The Iditarod is heartbroken over the disappearance of Leon, a sled dog on the race team of Sebastien Dos Santos Borges and would like to recognize the continued search efforts.

Leon was returned to Ruby the evening of Saturday, March 12, 2022.  He then escaped on Sunday, March 13, around noon by slipping out of his coat and then slipping out of his collar.  At that point, notifications were made and Iditarod Air Force pilots were directed to look for Leon.

The alert activated two separate snowmachine searches that afternoon;  one headed north in the direction from Cripple to Ruby, which had spotted Leon not far south of Ruby, but that effort was unsuccessful.  Later that day, another snowmachine was deployed from Ruby south on the trail towards Cripple and Leon was spotted.

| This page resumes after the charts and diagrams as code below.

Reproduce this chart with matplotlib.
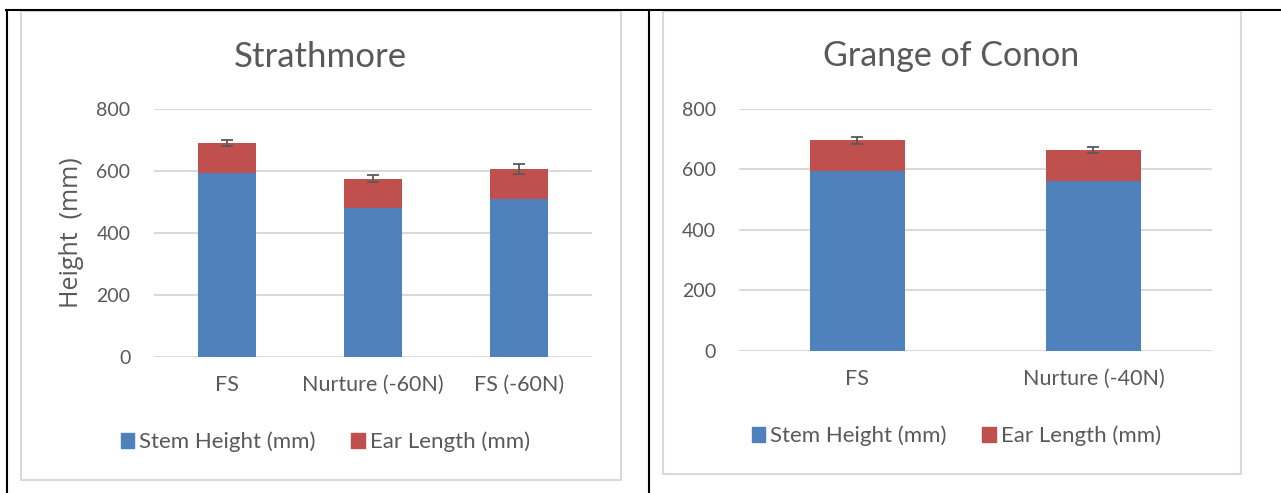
import numpy as np
import matplotlib
matplotlib.use("Agg")
import matplotlib.pyplot as plt
from matplotlib.patches import Rectangle
from matplotlib.lines import Line2D

# data
strath_cats = ["FS", "Nurture (-60N)", "FS (-60N)"]
strath_stem = [593, 479, 510]
strath_ear = [97, 96, 96]
strath_err = [10, 10, 16]

grange_cats = ["FS", "Nurture (-40N)"]
grange_stem = [594, 562]
grange_ear = [102, 101]
grange_err = [11, 10]

series_names = ["Stem Height (mm)", "Ear Length (mm)"]
BLUE = "#4F81BD"
RED = "#C0504D"
GREY = "#595959"
GRID = "#D9D9D9"

plt.rcParams["font.family"] = ["Lato", "DejaVu Sans"]

W, H = 1281, 493
fig = plt.figure(figsize=(W / 100, H / 100), dpi=100)


def px(x0, y0, x1, y1):
    # pixel box (top-left origin) -> figure fraction rect
    return [x0 / W, 1 - y1 / H, (x1 - x0) / W, (y1 - y0) / H]


def panel(rect, cats, stem, ear, err):
    ax = fig.add_axes(rect)
    x = np.arange(len(cats))
    tops = np.array(stem) + np.array(ear)
    ax.bar(x, stem, width=0.4, color=BLUE, zorder=2)
    ax.bar(x, ear, width=0.4, bottom=stem, color=RED, zorder=2)
    ax.errorbar(x, tops, yerr=err, fmt="none", ecolor=GREY, elinewidth=1.3,
                capsize=4, capthick=1.3, zorder=3)
    ax.set_xlim(-0.5, len(cats) - 0.5)
    ax.set_ylim(0, 800)
    ax.set_yticks([0, 200, 400, 600, 800])
    ax.set_xticks(x)
    ax.set_xticklabels(cats)
    ax.yaxis.grid(True, color=GRID, linewidth=1.4)
    ax.set_axisbelow(True)
    for s in ax.spines.values():
        s.set_visible(False)
    ax.tick_params(length=0, labelcolor=GREY)
    ax.tick_params(axis="y", pad=17, labelsize=14)
    ax.tick_params(axis="x", pad=13, labelsize=15.5)
    return ax


ax1 = panel(px(154, 108.7, 591.8, 357), strath_cats, strath_stem, strath_ear, strath_err)
ax2 = panel(px(739.3, 108.7, 1211.5, 351), grange_cats, grange_stem, grange_ear, grange_err)

# titles and axis label
fig.text(320.5 / W, 1 - 66.7 / H, "Strathmore", ha="center", va="baseline", fontsize=25, color=GREY)
fig.text(951.5 / W, 1 - 66 / H, "Grange of Conon", ha="center", va="baseline", fontsize=24.5, color=GREY)
fig.text(72 / W, 1 - 233 / H, "Height  (mm)", ha="center", va="center", rotation=90,
         fontsize=18, color=GREY, family=["Open Sans", "DejaVu Sans"])

# legends
for cx, cy in [(325.5, 442), (956.5, 436)]:
    handles = [Rectangle((0, 0), 1, 1, color=BLUE), Rectangle((0, 0), 1, 1, color=RED)]
    fig.legend(handles, series_names, loc="center", bbox_to_anchor=(cx / W, 1 - cy / H),
               ncol=2, frameon=False, fontsize=16, labelcolor=GREY,
               handlelength=0.6, handleheight=0.6, handletextpad=0.25, columnspacing=1.6)

# chart area borders
for x0, y0, x1, y1 in [(21, 10.5, 621, 480), (662.5, 10.5, 1241, 473.5)]:
    fig.patches.append(Rectangle((x0 / W, 1 - y1 / H), (x1 - x0) / W, (y1 - y0) / H,
                                 transform=fig.transFigure, fill=False,
                                 edgecolor=GRID, linewidth=1.5))

# table lines of the surrounding document
fig.lines.append(Line2D([6 / W, 1], [1 - 9.5 / H, 1 - 9.5 / H], transform=fig.transFigure, color="black", linewidth=1.5))
fig.lines.append(Line2D([7 / W, 7 / W], [0, 1 - 9.5 / H], transform=fig.transFigure, color="black", linewidth=1.5))
fig.lines.append(Line2D([649 / W, 649 / W], [0, 1 - 9.5 / H], transform=fig.transFigure, color="black", linewidth=1.5))

fig.savefig("out.png", dpi=100)
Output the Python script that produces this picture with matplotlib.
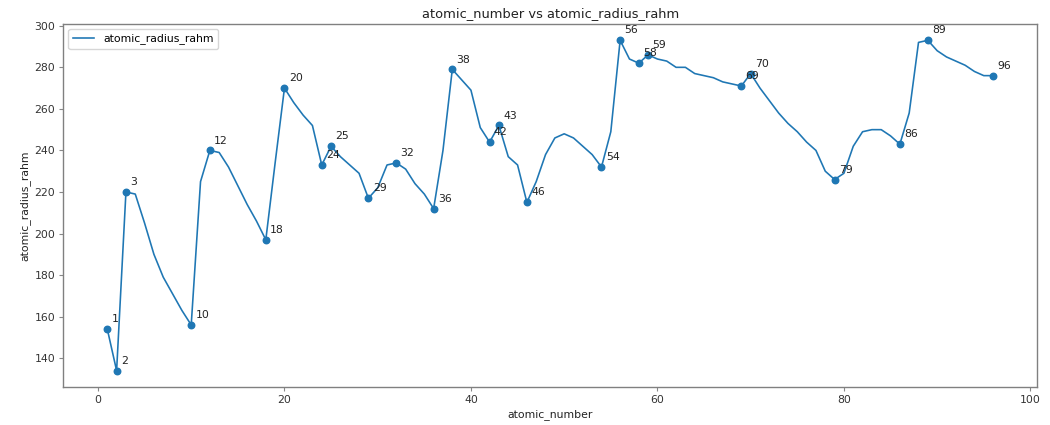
import matplotlib
matplotlib.use("Agg")
import matplotlib.pyplot as plt

# Rahm atomic radii (pm) for elements 1-96
atomic_number = list(range(1, 97))
atomic_radius_rahm = [
    154, 134, 220, 219, 205, 190, 179, 171, 163, 156,
    225, 240, 239, 232, 223, 214, 206, 197, 234, 270,
    263, 257, 252, 233, 242, 237, 233, 229, 217, 222,
    233, 234, 231, 224, 219, 212, 240, 279, 274, 269,
    251, 244, 252, 237, 233, 215, 225, 238, 246, 248,
    246, 242, 238, 232, 249, 293, 284, 282, 286, 284,
    283, 280, 280, 277, 276, 275, 273, 272, 271, 277,
    270, 264, 258, 253, 249, 244, 240, 230, 226, 229,
    242, 249, 250, 250, 247, 243, 258, 292, 293, 288,
    285, 283, 281, 278, 276, 276,
]

# Elements highlighted with a marker and label
highlighted = [1, 2, 3, 10, 12, 18, 20, 24, 25, 29, 32, 36, 38, 42, 43,
               46, 54, 56, 58, 59, 69, 70, 79, 86, 89, 96]

k = 0.78  # overall scale for text, ticks and line weights
plt.rcParams.update({
    "font.size": 10 * k,
    "axes.titlesize": 12 * k,
    "axes.labelsize": 10 * k,
    "axes.titlepad": 6 * k,
    "axes.labelpad": 4 * k,
    "xtick.major.size": 3.5 * k,
    "ytick.major.size": 3.5 * k,
    "xtick.major.pad": 3.5 * k,
    "ytick.major.pad": 3.5 * k,
    "xtick.labelsize": 10 * k,
    "ytick.labelsize": 10 * k,
    "legend.fontsize": 10 * k,
})

fig = plt.figure(figsize=(10.5, 4.25), dpi=100)
ax = fig.add_axes([0.06, 0.089, 0.928, 0.855])

ax.plot(atomic_number, atomic_radius_rahm, color="#1f77b4", lw=1.5 * k,
        label="atomic_radius_rahm")

hx = highlighted
hy = [atomic_radius_rahm[n - 1] for n in highlighted]
ax.scatter(hx, hy, color="#1f77b4", s=36 * k * k, zorder=3)
for x, y in zip(hx, hy):
    ax.annotate(str(x), (x, y), xytext=(4 * k, 4.5 * k), textcoords="offset points",
                ha="left", va="bottom", fontsize=10 * k, color="#222222")

ax.set_title("atomic_number vs atomic_radius_rahm", color="#222222")
ax.set_xlabel("atomic_number", color="#222222")
ax.set_ylabel("atomic_radius_rahm", color="#222222")
ax.set_xticks([0, 20, 40, 60, 80, 100])
ax.set_yticks(range(140, 301, 20))
ax.tick_params(colors="#888888", labelcolor="#333333", width=0.8)
for sp in ax.spines.values():
    sp.set_color("#808080")
    sp.set_linewidth(1.0)
ax.legend(loc="upper left")

fig.savefig("out.png", dpi=100)
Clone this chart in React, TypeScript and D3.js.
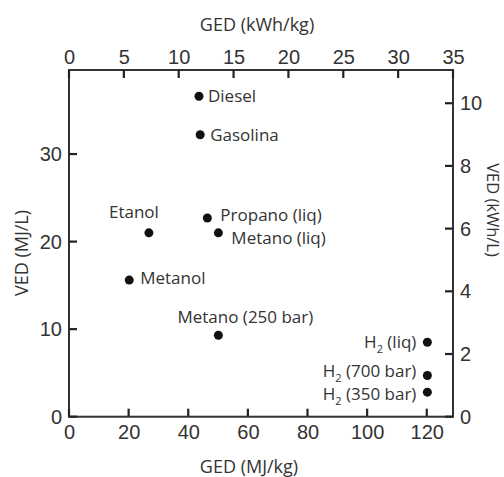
import React, { useEffect, useRef } from "react";
import * as d3 from "d3";

// fuel names, gravimetric energy density (MJ/kg), volumetric energy density (MJ/L)
const fuels = [
  "Diesel",
  "Gasolina",
  "Etanol",
  "Propano (liq)",
  "Metano (liq)",
  "Metanol",
  "Metano (250 bar)",
  "H2 (liq)",
  "H2 (700 bar)",
  "H2 (350 bar)",
];
const gedMJ = [43.6, 44.0, 26.8, 46.4, 50.1, 20.2, 50.1, 120.2, 120.2, 120.2];
const vedMJ = [36.6, 32.2, 21.0, 22.7, 21.0, 15.6, 9.3, 8.5, 4.7, 2.8];

const bottomTicks = [0, 20, 40, 60, 80, 100, 120];
const topTicks = [0, 5, 10, 15, 20, 25, 30, 35];
const leftTicks = [0, 10, 20, 30];
const rightTicks = [0, 2, 4, 6, 8, 10];

// label placement relative to each point: [anchor, dx, dy]
const labelPlace: [string, number, number][] = [
  ["start", 9, 0],
  ["start", 10, 0],
  ["middle", -15, -21],
  ["start", 13, -3],
  ["start", 13, 5],
  ["start", 11, -2],
  ["middle", 27, -18],
  ["end", -11, 0],
  ["end", -11, -5],
  ["end", -11, 2],
];

const W = 504;
const H = 477;
const L = 69;
const R = 453;
const T = 70;
const B = 416.7;
const INK = "#333";
const TICK = 8;

const x = d3.scaleLinear().domain([0, 128.8]).range([L, R]);
const xTop = d3.scaleLinear().domain([0, 35]).range([L, R]);
const y = d3.scaleLinear().domain([0, 39.6]).range([B, T]);
const yRight = d3.scaleLinear().domain([0, 11.06]).range([B, T]);

const App = () => {
  const gRef = useRef<SVGGElement>(null);

  useEffect(() => {
    const tickFont = "'Liberation Sans', Arial, sans-serif";
    const textFont = "'Open Sans', sans-serif";

    const root = d3.select(gRef.current);
    root.selectAll("*").remove();

    const styleAxis = (g) => {
      g.select(".domain").remove();
      g.selectAll(".tick line").remove();
      g.selectAll(".tick text")
        .attr("fill", INK)
        .style("font-family", tickFont)
        .style("font-size", "20px");
    };

    root
      .append("g")
      .attr("transform", `translate(0,${B})`)
      .call(d3.axisBottom(x).tickValues(bottomTicks).tickSize(0).tickPadding(8))
      .call(styleAxis);

    root
      .append("g")
      .attr("transform", `translate(0,${T})`)
      .call(d3.axisTop(xTop).tickValues(topTicks).tickSize(0).tickPadding(6))
      .call(styleAxis);

    root
      .append("g")
      .attr("transform", `translate(${L},0)`)
      .call(d3.axisLeft(y).tickValues(leftTicks).tickSize(0).tickPadding(7))
      .call(styleAxis);

    root
      .append("g")
      .attr("transform", `translate(${R},0)`)
      .call(d3.axisRight(yRight).tickValues(rightTicks).tickSize(0).tickPadding(7))
      .call(styleAxis);

    // axis titles
    const title = (txt, tx, ty, rot, size) =>
      root
        .append("text")
        .attr("transform", `translate(${tx},${ty}) rotate(${rot})`)
        .attr("text-anchor", "middle")
        .attr("dy", "0.35em")
        .attr("fill", INK)
        .style("font-family", textFont)
        .style("font-size", size)
        .text(txt);

    title("GED (kWh/kg)", 257, 25, 0, "18px");
    title("GED (MJ/kg)", 249, 467, 0, "18px");
    title("VED (MJ/L)", 22, 253, -90, "18px");
    title("VED (kWh/L)", 493, 210, 90, "16.5px");

    const pts = fuels.map((name, i) => ({ name, ged: gedMJ[i], ved: vedMJ[i], place: labelPlace[i] }));

    root
      .append("g")
      .selectAll("circle")
      .data(pts)
      .enter()
      .append("circle")
      .attr("cx", (d) => x(d.ged))
      .attr("cy", (d) => y(d.ved))
      .attr("r", 4.5)
      .attr("fill", "#111");

    const labels = root
      .append("g")
      .selectAll("text")
      .data(pts)
      .enter()
      .append("text")
      .attr("x", (d) => x(d.ged) + d.place[1])
      .attr("y", (d) => y(d.ved) + d.place[2])
      .attr("dy", "0.35em")
      .attr("text-anchor", (d) => d.place[0])
      .attr("fill", INK)
      .style("font-family", textFont)
      .style("font-size", "17px");

    labels.each(function (d) {
      const t = d3.select(this);
      if (d.name.startsWith("H2")) {
        t.append("tspan").text("H");
        t.append("tspan").attr("dy", 5).style("font-size", "11px").text("2");
        t.append("tspan").attr("dy", -5).text(d.name.slice(2));
      } else {
        t.text(d.name);
      }
    });
  }, []);

  return (
    <svg width={W} height={H} style={{ position: "absolute", left: 0, top: 0, background: "#fff" }}>
      <rect x={L} y={T} width={R - L} height={B - T} fill="none" stroke={INK} strokeWidth={2} />
      {/* inward tick marks */}
      <g stroke="#222" strokeWidth={2.2}>
        {bottomTicks.map((d) => (
          <line key={"b" + d} x1={x(d)} x2={x(d)} y1={B} y2={B - TICK} />
        ))}
        {topTicks.map((d) => (
          <line key={"t" + d} x1={xTop(d)} x2={xTop(d)} y1={T} y2={T + TICK} />
        ))}
        {leftTicks.map((d) => (
          <line key={"l" + d} x1={L} x2={L + TICK} y1={y(d)} y2={y(d)} />
        ))}
        {rightTicks.map((d) => (
          <line key={"r" + d} x1={R} x2={R - TICK} y1={yRight(d)} y2={yRight(d)} />
        ))}
      </g>
      <g ref={gRef} />
    </svg>
  );
};

export default App;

That effort was also unsuccessful as Leon diverted into a wooded stream valley with deep, soft snow, making pursuit on foot or snowmachine almost impossible.


While search efforts continued on Sunday and Monday without success, on Tuesday arrangements were made to fly Leon’s dog handler from Anchorage to Ruby. The Iditarod also provided the dog handler with accommodations at a local B&B and an Iditarod phone to use to ensure efficient communication. On Thursday, March 17, a dog was seen in town matching the description of Leon.  The dog handler decided to set up camp near the wooded stream valley where Leon had gone earlier in the week. On Friday, March 18, after spending the night with no sighting of Leon, Dos Santos Borges’ dog handler flew out of Ruby en route to Nome.


On Saturday, March 19, Sebastian’s team arrived in Nome from the shelter cabin by snowmachine and truck after the musher had scratched due the intense ground storm in the area.  


On Sunday, March 20,  Sebastien, his dog handler and a canine teammate, Siku, prepared to fly to Ruby to continue the search for Leon.  The Iditarod provided the flight, a room at the local B&B and an Iditarod phone. It was the Iditarod’s understanding that the search effort would continue until Thursday, March 24.


On Monday, March 21, an organized effort by the Iditarod was made to expand awareness of Leon beyond Galena and McGrath and to include all communities along the trail. This included production of a flier with a photo of Leon, descriptions of his timidness, an advisement to not engage in a chase and the announcement of a $1,000 reward for efforts leading to Leon’s safe return.

On Thursday, March 24, a long-time Iditarod volunteer based in Ruby, reported to the Iditarod that someone saw a possible sighting east of Galena. Based on this information, more volunteers in Galena had been monitoring the area. Dos Santos Borges and his handler had to withdraw from the search effort, but search efforts for Leon have not stopped. As of Sunday, March 27, the Iditarod was assisting others in a plan with musher Nic Petit, who flew via helicopter to Nikolai to follow the trail south to McGrath, then north to Ruby/Galena. 


A fundraiser called ‘Operation Find Leon’ has been set up by members of an Iditarod Fan Facebook page to help raise funds for these search measures.  On Sunday, March 27, fundraising for a helicopter search mission was organized by members of the 2022 Iditarod Fan’s to fly Nic Petit and another canine companion via helicopter to Nikolai to follow the trail south to McGrath, then north to Ruby/Galena. The Iditarod cannot express enough gratitude for not only the organizers, but also the individual donors who have helped towards the cause of finding Leon.

At this time, there is a great window of clear weather that could help in the ongoing search for Leon. Dogs may remain reclusive from humans for weeks or months at a time, however, the Iditarod will hold out hope that this window could provide a reasonable likelihood that Leon will be sighted and safely recovered.


While in almost all cases, appropriate dog gear and collars are used to ensure safe and secure connections, a single collective mistake is one too many.  Accordingly,  we are actively working on updating the Standard Operating Procedures to prevent this from happening in the future and instilling a stronger sense of shared responsibility.


The Iditarod will continue to provide updates as they arise, and ask for Iditarod Nation’s assistance with spreading the word to help with the safe return of Leon.